O.K., admittedly “totally edible” does not come across as a ringing endorsement. I wouldn’t look for it on menus any time soon.
From my perspective, though, totally edible feels like a total triumph!
First an update: Despite being officially reprieved from the Massively Allergen-Free Diet, I’ve stalled out on re-introducing foods thanks to what may or may not be esophageal yeast. The symptoms are the same yeasty symptoms as before, but it’s not responding at all to the anti-fungal medication.
The latest suggestion from Dr. Eos is that I’m experiencing an effect of the eos themselves, so we’ll try another bit of fluconazole, and then back to budesonide. For the moment, the only dietary additions in the last two weeks have been chicken and rice.
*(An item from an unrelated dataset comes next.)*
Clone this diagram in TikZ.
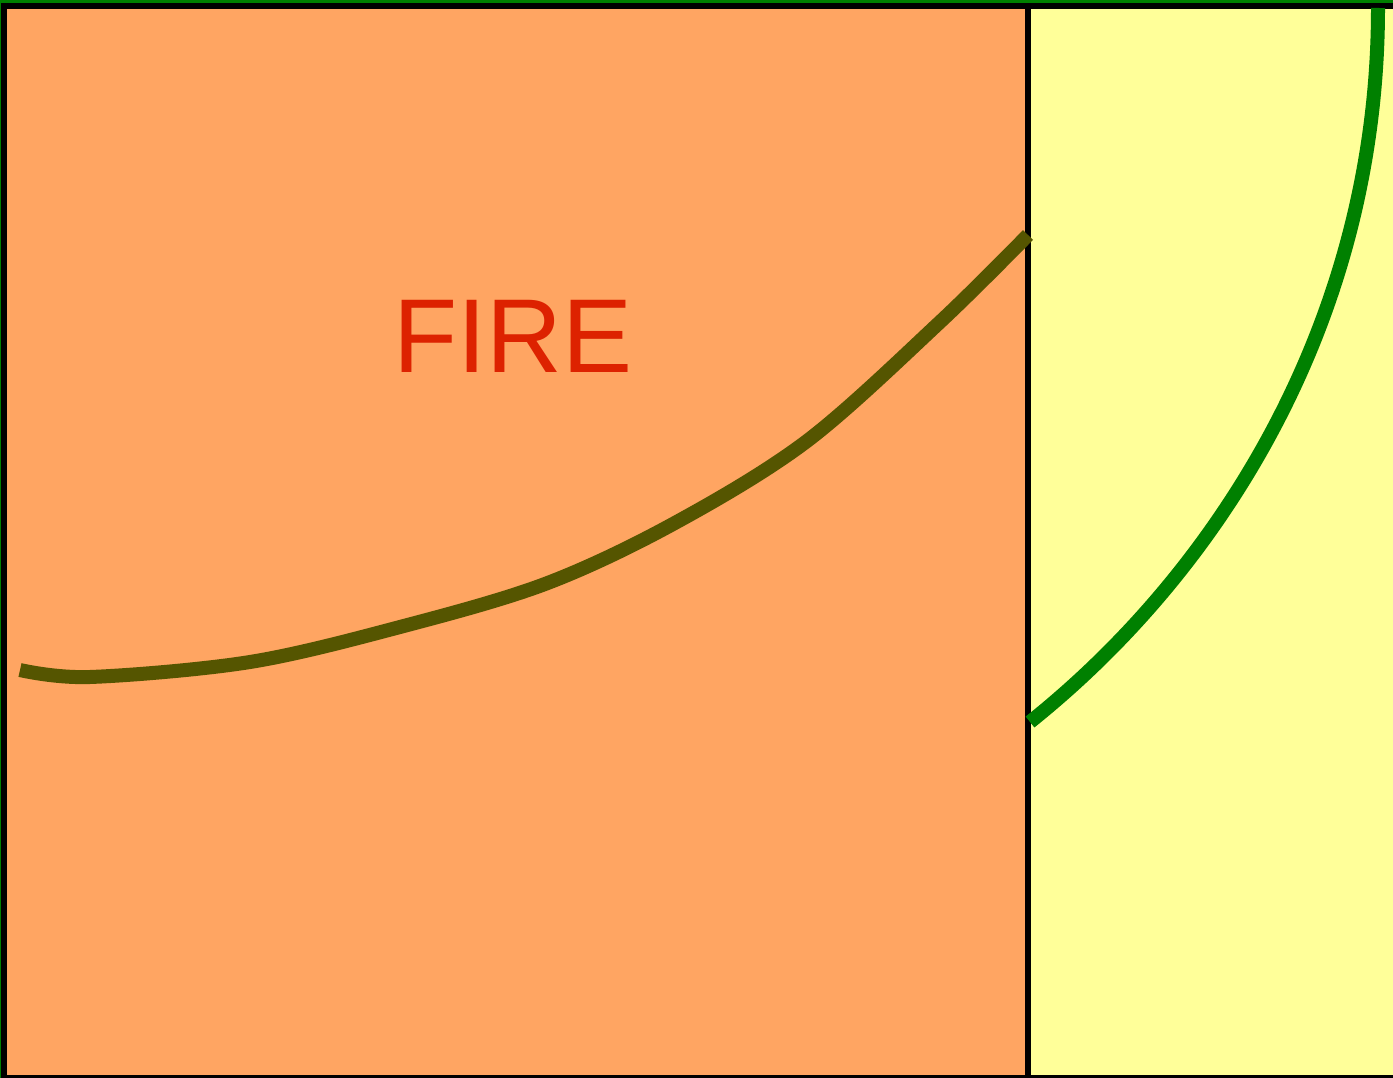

But what a difference some rice makes! It’s been on my plate nearly every day: white rice, brown rice, rice pilaf, volcano rice, rice noodles, rice puffs, rice milk. Happy, happy!
What makes me even happier is the chance to satisfy cravings I’ve had for weeks for something pasta-y and, even more, for something creamy.
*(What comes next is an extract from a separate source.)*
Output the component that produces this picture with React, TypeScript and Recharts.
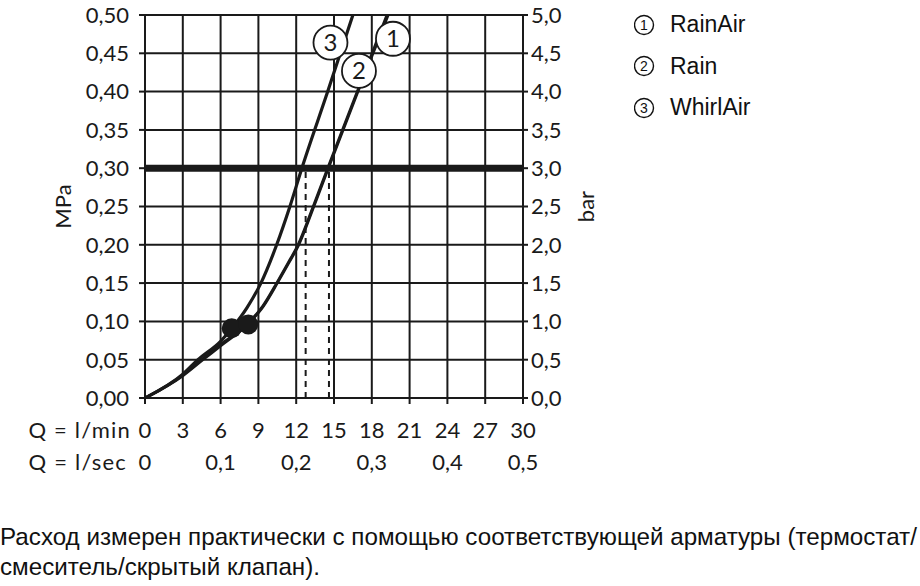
import React from 'react';
import {
    ComposedChart,
    Line,
    XAxis,
    YAxis,
    CartesianGrid,
    ReferenceLine,
    ReferenceDot,
} from 'recharts';

// Шкалы
const flowMin = [0, 3, 6, 9, 12, 15, 18, 21, 24, 27, 30];
const flowSec = [0, 0.1, 0.2, 0.3, 0.4, 0.5];
const pressureMpa = [0, 0.05, 0.1, 0.15, 0.2, 0.25, 0.3, 0.35, 0.4, 0.45, 0.5];
const pressureBar = [0, 0.5, 1, 1.5, 2, 2.5, 3, 3.5, 4, 4.5, 5];

// Кривые (Q л/мин, P МПа)
const rainAir = [
    { q: 0, p: 0 }, { q: 3, p: 0.029 }, { q: 4.6, p: 0.05 }, { q: 6, p: 0.068 },
    { q: 8.2, p: 0.097 }, { q: 9.4, p: 0.12 }, { q: 10.5, p: 0.15 }, { q: 11.4, p: 0.176 },
    { q: 12.2, p: 0.2 }, { q: 13.4, p: 0.25 }, { q: 14.55, p: 0.3 }, { q: 16.9, p: 0.4 },
    { q: 19.3, p: 0.5 },
];
const rain = [
    { q: 0, p: 0 }, { q: 3, p: 0.03 }, { q: 4.5, p: 0.05 }, { q: 6, p: 0.07 },
    { q: 8.15, p: 0.097 }, { q: 9.35, p: 0.12 }, { q: 10.45, p: 0.15 }, { q: 11.35, p: 0.176 },
    { q: 12.15, p: 0.2 }, { q: 13.35, p: 0.25 }, { q: 14.5, p: 0.3 }, { q: 16.85, p: 0.4 },
    { q: 19.2, p: 0.5 },
];
const whirlAir = [
    { q: 0, p: 0 }, { q: 3, p: 0.031 }, { q: 4.2, p: 0.05 }, { q: 6, p: 0.074 },
    { q: 6.9, p: 0.091 }, { q: 8.1, p: 0.118 }, { q: 9.2, p: 0.15 }, { q: 10.45, p: 0.2 },
    { q: 11.5, p: 0.25 }, { q: 12.45, p: 0.3 }, { q: 14.5, p: 0.4 }, { q: 16.5, p: 0.5 },
];

// Границы шкал l/sec и bar
const axisExtent = [{ s: 0, b: 0 }, { s: 0.5, b: 5 }];

// Рабочее давление и расходы при нём
const workPressure = 0.3;
const workFlows = [12.75, 14.6];

// Точки минимального давления
const minPoints = [{ q: 6.88, p: 0.091 }, { q: 8.2, p: 0.096 }];

// Номера кривых на графике
const curveTags = [
    { q: 19.68, p: 0.469, tag: '1' },
    { q: 16.98, p: 0.427, tag: '2' },
    { q: 14.72, p: 0.464, tag: '3' },
];

const legendItems = [
    { mark: '1', name: 'RainAir' },
    { mark: '2', name: 'Rain' },
    { mark: '3', name: 'WhirlAir' },
];

const ink = '#1a1a1a';
const axisFont = 'Lato, "Liberation Sans", sans-serif';

const comma = (v: number, digits: number) => v.toFixed(digits).replace('.', ',');

const MinTick = (props: any) => {
    const { x, y, payload } = props;
    return (
        <g>
            {payload.value === 0 && (
                <text x={x - 14} y={y + 34} textAnchor="end" fontSize={22} letterSpacing={1.2} fill={ink} fontFamily={axisFont}>
                    Q = l/min
                </text>
            )}
            <text x={x} y={y + 34} textAnchor="middle" fontSize={22} fill={ink} fontFamily={axisFont}>
                {payload.value}
            </text>
        </g>
    );
};

const SecTick = (props: any) => {
    const { x, y, payload } = props;
    return (
        <g>
            {payload.value === 0 && (
                <text x={x - 18} y={y + 34} textAnchor="end" fontSize={22} letterSpacing={1.2} fill={ink} fontFamily={axisFont}>
                    Q = l/sec
                </text>
            )}
            <text x={x} y={y + 34} textAnchor="middle" fontSize={22} fill={ink} fontFamily={axisFont}>
                {payload.value === 0 ? '0' : comma(payload.value, 1)}
            </text>
        </g>
    );
};

const SideLabel = (text: string, dx: number) => (props: any) => {
    const { viewBox } = props;
    const cx = viewBox.x + dx;
    const cy = viewBox.y + viewBox.height / 2;
    return (
        <text x={cx} y={cy} transform={`rotate(-90 ${cx} ${cy})`} textAnchor="middle" dominantBaseline="central"
            fontSize={22} fill={ink} fontFamily={axisFont}>
            {text}
        </text>
    );
};

export default function App() {
    return (
        <div style={{ position: 'absolute', left: 0, top: 0, width: 920, height: 586, background: '#fff' }}>
            <ComposedChart width={920} height={480} margin={{ top: 15, right: 337, left: 0, bottom: 18 }}>
                <CartesianGrid xAxisId="min" yAxisId="mpa" stroke={ink} strokeWidth={2} />
                <XAxis
                    xAxisId="min"
                    dataKey="q"
                    type="number"
                    domain={[0, 30]}
                    ticks={flowMin}
                    interval={0}
                    allowDataOverflow
                    height={32}
                    stroke={ink}
                    strokeWidth={2}
                    tickSize={6}
                    tickMargin={0}
                    tick={<MinTick />}
                />
                <XAxis
                    xAxisId="sec"
                    dataKey="s"
                    type="number"
                    domain={[0, 0.5]}
                    ticks={flowSec}
                    interval={0}
                    allowDataOverflow
                    height={32}
                    axisLine={false}
                    tickLine={false}
                    tickSize={6}
                    tickMargin={0}
                    tick={<SecTick />}
                />
                <YAxis
                    yAxisId="mpa"
                    type="number"
                    domain={[0, 0.5]}
                    ticks={pressureMpa}
                    interval={0}
                    allowDataOverflow
                    width={145}
                    stroke={ink}
                    strokeWidth={2}
                    tickSize={6}
                    tickMargin={10}
                    tick={{ fontSize: 22, fill: ink, fontFamily: axisFont }}
                    tickFormatter={(v: number) => comma(v, 2)}
                    label={{ content: SideLabel('MPa', 62) }}
                />
                <YAxis
                    yAxisId="bar"
                    orientation="right"
                    type="number"
                    domain={[0, 5]}
                    ticks={pressureBar}
                    interval={0}
                    allowDataOverflow
                    width={60}
                    stroke={ink}
                    strokeWidth={2}
                    tickSize={5}
                    tickMargin={3}
                    tick={{ fontSize: 22, fill: ink, fontFamily: axisFont, textAnchor: 'start' }}
                    tickFormatter={(v: number) => comma(v, 1)}
                    label={{ content: SideLabel('bar', 62) }}
                />

                <Line xAxisId="sec" yAxisId="bar" data={axisExtent} dataKey="b" stroke="none" dot={false} activeDot={false} isAnimationActive={false} />

                {workFlows.map((q, i) => (
                    <ReferenceLine
                        key={`flow-${i}`}
                        xAxisId="min"
                        yAxisId="mpa"
                        segment={[{ x: q, y: 0 }, { x: q, y: workPressure }]}
                        stroke={ink}
                        strokeWidth={2}
                        strokeDasharray="6 5"
                    />
                ))}

                <Line xAxisId="min" yAxisId="mpa" data={rainAir} dataKey="p" type="monotone" stroke={ink} strokeWidth={2.8} dot={false} isAnimationActive={false} />
                <Line xAxisId="min" yAxisId="mpa" data={rain} dataKey="p" type="monotone" stroke={ink} strokeWidth={2.8} dot={false} isAnimationActive={false} />
                <Line xAxisId="min" yAxisId="mpa" data={whirlAir} dataKey="p" type="monotone" stroke={ink} strokeWidth={3.2} dot={false} isAnimationActive={false} />

                <ReferenceLine xAxisId="min" yAxisId="mpa" y={workPressure} stroke={ink} strokeWidth={7} />

                {minPoints.map((pt, i) => (
                    <ReferenceDot key={`min-${i}`} xAxisId="min" yAxisId="mpa" x={pt.q} y={pt.p} r={10} fill={ink} stroke="none" />
                ))}

                {curveTags.map((t) => (
                    <ReferenceDot
                        key={`tag-${t.tag}`}
                        xAxisId="min"
                        yAxisId="mpa"
                        x={t.q}
                        y={t.p}
                        r={17}
                        fill="#fff"
                        stroke={ink}
                        strokeWidth={1.8}
                        label={{ value: t.tag, position: 'center', fontSize: 24, fill: ink, fontFamily: axisFont }}
                    />
                ))}
            </ComposedChart>

            <div style={{ position: 'absolute', left: 634, top: 4, fontFamily: '"Liberation Sans", Arial, sans-serif', fontSize: 23, color: '#111' }}>
                {legendItems.map((it) => (
                    <div key={it.name} style={{ height: 41.5, display: 'flex', alignItems: 'center' }}>
                        <svg width={36} height={22} style={{ flex: 'none' }}>
                            <circle cx={10} cy={11} r={9.5} fill="none" stroke="#111" strokeWidth={1.4} />
                            <text x={10} y={11} textAnchor="middle" dominantBaseline="central" fontSize={14} fill="#111" fontFamily='"Liberation Sans", Arial, sans-serif'>
                                {it.mark}
                            </text>
                        </svg>
                        <span>{it.name}</span>
                    </div>
                ))}
            </div>

            <div style={{ position: 'absolute', left: 0, top: 522, width: 920, fontFamily: '"Liberation Sans Narrow", "Liberation Sans", Arial, sans-serif', fontSize: 24.2, lineHeight: '30px', color: '#111', whiteSpace: 'nowrap' }}>
                Расход измерен практически с помощью соответствующей арматуры (термостат/
                <br />
                смеситель/скрытый клапан).
            </div>
        </div>
    );
}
I was going to wait until the weekend to muck around in the kitchen, but Twitter encouragement from colettefmartin, eah1234, and vegetarianmamma made waiting just too hard.
This recipe definitely needs some tweaking, but it was an entirely satisfying and, dare I say, rather thrilling first pass!
Totally Edible Non-Mac and Non-Cheese (First Draft)
This makes only about a serving and a half, since I didn’t want to go overboard first time ‘round. It was inspired by Chef Chloe’s awesome but potentially allergenic vegan mac and cheese.
Cooked rice pasta (I used rotini)
2 Tbs. canola oil
3 Tbs. gluten-free flour mix. (I’m sure a commercial preparation is fine, but I made my own: 1 part sorghum flour, 1 part rice flour, 1.5 parts tapioca starch)
1 cup plain rice milk
¼ tsp. salt
1/8 tsp. ground mustard
3 Tbs. nutritional yeast
1 tsp. lemon juice
Tiny dab allergen-free ketchup (or regular ketchup, or tomato paste)
1 Tbs. agave nectar
- Heat the oil in a saucepan over low heat.
- Whisk in the flour mix and keep whisking for about 5 minutes until well incorporated. The mixture should be a little foamy and seem a little cooked.
- Slowly add the rice milk, stirring constantly. Keep stirring until the mixture bubbles and thickens.
- Stir in the remaining ingredients and heat through.
- Pour over the pasta. (I added in some cooked green peas, too, just for fun.)